Appeals Court Finds Protection for Spousal Relationship Under NYC Human Rights Law
A unanimous panel of the Appellate Division, First Department denied Fidessa Corp.'s motion to dismiss a suit filed by Christopher Morse, who says he was fired because his wife, who was also his co-worker, left Fidessa for another financial services firm.
September 06, 2018 at 02:30 PM
3 minute read
A man who says he was fired from a financial services company because his ex-wife took a job with another firm may proceed with a suit filed under New York City's broad-based Human Rights Law, a Manhattan appeals court has ruled in a case of first impression.
A unanimous panel of the Appellate Division, First Department denied Fidessa Corp.'s motion to dismiss a suit filed by Christopher Morse, who says he was fired because his wife, who was also his co-worker, left Fidessa for another financial services firm.
Morse claimed his marriage was the reason for his termination and further alleged that he was told that if he divorced his wife the company would consider taking him back.

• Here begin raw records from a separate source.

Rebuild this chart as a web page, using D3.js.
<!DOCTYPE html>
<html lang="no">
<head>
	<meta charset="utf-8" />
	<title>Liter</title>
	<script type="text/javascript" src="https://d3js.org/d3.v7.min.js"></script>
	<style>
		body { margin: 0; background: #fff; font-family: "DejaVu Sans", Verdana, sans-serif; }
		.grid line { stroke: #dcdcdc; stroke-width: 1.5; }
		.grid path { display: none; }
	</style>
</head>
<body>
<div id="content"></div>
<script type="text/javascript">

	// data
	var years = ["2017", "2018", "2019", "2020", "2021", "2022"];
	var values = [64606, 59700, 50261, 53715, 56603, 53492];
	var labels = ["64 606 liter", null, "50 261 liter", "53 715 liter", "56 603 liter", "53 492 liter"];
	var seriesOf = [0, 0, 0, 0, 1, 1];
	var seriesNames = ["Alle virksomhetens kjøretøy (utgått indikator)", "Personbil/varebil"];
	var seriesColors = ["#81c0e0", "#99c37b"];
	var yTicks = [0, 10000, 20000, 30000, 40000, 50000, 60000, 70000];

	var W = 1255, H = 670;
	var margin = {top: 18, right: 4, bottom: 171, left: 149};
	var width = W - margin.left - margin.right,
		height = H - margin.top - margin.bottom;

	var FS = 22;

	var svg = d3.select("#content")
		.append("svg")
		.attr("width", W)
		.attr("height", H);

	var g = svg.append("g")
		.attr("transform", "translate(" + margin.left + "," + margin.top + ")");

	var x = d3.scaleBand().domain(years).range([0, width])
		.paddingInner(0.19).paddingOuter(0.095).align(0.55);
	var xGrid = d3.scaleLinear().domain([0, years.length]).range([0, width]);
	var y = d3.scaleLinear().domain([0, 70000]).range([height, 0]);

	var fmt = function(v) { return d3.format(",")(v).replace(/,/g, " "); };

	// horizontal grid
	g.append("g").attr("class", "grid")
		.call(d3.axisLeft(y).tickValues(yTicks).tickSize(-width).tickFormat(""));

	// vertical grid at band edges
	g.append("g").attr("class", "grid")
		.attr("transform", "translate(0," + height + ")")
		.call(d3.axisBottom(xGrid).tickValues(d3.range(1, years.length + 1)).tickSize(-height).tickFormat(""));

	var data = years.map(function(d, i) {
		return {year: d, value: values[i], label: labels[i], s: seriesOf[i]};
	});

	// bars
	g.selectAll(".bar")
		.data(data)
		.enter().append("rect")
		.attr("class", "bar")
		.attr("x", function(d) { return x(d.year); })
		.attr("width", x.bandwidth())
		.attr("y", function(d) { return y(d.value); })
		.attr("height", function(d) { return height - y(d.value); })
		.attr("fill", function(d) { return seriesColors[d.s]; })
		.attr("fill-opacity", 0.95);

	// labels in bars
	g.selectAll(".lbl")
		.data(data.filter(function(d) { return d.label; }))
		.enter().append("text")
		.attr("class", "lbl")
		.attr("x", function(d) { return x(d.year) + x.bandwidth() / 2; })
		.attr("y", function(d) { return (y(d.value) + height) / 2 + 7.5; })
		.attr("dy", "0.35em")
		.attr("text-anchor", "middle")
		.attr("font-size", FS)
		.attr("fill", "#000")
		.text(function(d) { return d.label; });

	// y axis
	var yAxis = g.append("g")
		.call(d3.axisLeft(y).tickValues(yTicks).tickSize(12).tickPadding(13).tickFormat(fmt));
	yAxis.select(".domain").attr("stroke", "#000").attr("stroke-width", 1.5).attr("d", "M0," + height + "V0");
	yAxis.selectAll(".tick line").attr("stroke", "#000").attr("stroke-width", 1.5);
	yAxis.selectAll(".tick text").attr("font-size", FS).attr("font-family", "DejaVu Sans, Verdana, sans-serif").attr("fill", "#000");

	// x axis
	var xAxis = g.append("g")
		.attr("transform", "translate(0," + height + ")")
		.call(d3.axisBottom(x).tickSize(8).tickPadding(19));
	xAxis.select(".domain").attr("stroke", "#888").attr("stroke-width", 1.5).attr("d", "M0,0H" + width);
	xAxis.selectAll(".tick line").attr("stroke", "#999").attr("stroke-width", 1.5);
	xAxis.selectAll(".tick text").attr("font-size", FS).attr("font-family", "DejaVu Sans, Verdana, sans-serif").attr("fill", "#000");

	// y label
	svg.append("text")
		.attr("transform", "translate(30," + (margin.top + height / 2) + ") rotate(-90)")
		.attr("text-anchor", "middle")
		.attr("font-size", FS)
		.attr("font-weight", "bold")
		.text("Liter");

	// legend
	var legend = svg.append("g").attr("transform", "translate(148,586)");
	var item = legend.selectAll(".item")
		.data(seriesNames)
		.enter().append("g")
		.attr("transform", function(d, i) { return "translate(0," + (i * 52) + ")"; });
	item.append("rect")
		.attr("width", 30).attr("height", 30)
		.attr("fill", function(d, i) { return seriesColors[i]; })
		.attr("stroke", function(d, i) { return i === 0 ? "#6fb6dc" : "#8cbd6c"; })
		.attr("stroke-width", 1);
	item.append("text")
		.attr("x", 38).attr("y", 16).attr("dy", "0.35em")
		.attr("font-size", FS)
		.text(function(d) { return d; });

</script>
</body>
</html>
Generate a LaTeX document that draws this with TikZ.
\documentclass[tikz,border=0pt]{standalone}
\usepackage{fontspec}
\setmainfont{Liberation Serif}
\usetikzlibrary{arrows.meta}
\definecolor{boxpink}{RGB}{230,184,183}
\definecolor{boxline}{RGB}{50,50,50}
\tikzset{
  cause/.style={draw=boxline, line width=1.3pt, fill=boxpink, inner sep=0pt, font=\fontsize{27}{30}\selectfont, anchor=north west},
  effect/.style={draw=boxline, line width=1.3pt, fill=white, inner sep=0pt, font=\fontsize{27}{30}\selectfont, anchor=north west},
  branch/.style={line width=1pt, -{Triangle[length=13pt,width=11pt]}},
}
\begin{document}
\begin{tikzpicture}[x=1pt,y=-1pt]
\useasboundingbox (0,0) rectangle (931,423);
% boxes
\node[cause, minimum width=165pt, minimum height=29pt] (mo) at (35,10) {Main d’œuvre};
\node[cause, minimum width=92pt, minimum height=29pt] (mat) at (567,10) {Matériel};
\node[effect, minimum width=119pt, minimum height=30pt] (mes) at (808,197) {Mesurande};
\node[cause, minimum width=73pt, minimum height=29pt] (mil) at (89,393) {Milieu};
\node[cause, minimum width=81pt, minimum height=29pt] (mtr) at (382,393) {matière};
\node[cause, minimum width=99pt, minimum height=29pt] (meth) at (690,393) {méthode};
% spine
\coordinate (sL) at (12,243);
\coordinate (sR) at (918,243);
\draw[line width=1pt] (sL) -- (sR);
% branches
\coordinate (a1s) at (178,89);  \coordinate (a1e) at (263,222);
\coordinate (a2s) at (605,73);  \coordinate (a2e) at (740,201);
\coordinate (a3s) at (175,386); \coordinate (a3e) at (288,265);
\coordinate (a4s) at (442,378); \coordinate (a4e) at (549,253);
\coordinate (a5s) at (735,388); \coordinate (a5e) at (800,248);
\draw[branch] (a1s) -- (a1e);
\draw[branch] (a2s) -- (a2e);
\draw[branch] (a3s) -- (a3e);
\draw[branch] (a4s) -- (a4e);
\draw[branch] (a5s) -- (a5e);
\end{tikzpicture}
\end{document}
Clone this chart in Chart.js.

Court papers said that, at the time of Morse's firing, Morse and his wife had been divorced but continued to live together with their two children. Morse claimed, however, that his bosses at Fidessa believed that the couple was still married.
Morse filed suit under the city's Human Rights Law, which offers civil rights protections and prohibits job discrimination. But Fidessa moved to dismiss on the grounds that the law's protection applies to an employee's marital status—whether they are married, single or divorced—but does not provide protection because of the identity of the employee's spouse.
Last year, Manhattan Supreme Court Justice Arlene Bluth rejected the company's narrow construction of the human rights law, finding that, under Fidessa's interpretation of the law, the company could demand that two employees marry each other and fire them if they failed to comply.
Upholding Bluth's decision, the First Department said a narrow reading of the human rights law would allow for a “wide range of discriminatory conduct.”
Writing for the appeals court, Presiding Justice Rolando Acosta said that the law is intended to prevent decision-makers from using protected class statuses as proxies for making unrelated rules.
For example, he said, employers can limit business-related communications between employees. He noted that the record in Morse's suit does not explain Fidessa's concern about its employees' marital status, but said that if marriage is being used as a proxy for creating an unrelated rule to protect company secrets, “it is not an acceptable proxy now given today's social reality, as reflected in a variety of intimate relationships, including those of unmarried couples.”
“The broader interpretation of marital status that we adopt today, will encourage covered entities to think seriously about their substantive concerns and tailor their policies to those legitimate concerns and not implicate protected class status,” Acosta said.
Acosta was joined on the ruling by Justices Peter Tom, Jeffrey Oing and Peter Moulton.
Mark Lubelsky and Josef Mensah of Mark L. Lubelsky & Associates represented Morse.
Fox Rothschild partner Daniel Schnapp and associate Gregg Kligman appeared for the defendants.
The lawyers in the case did not immediately respond to requests for comment.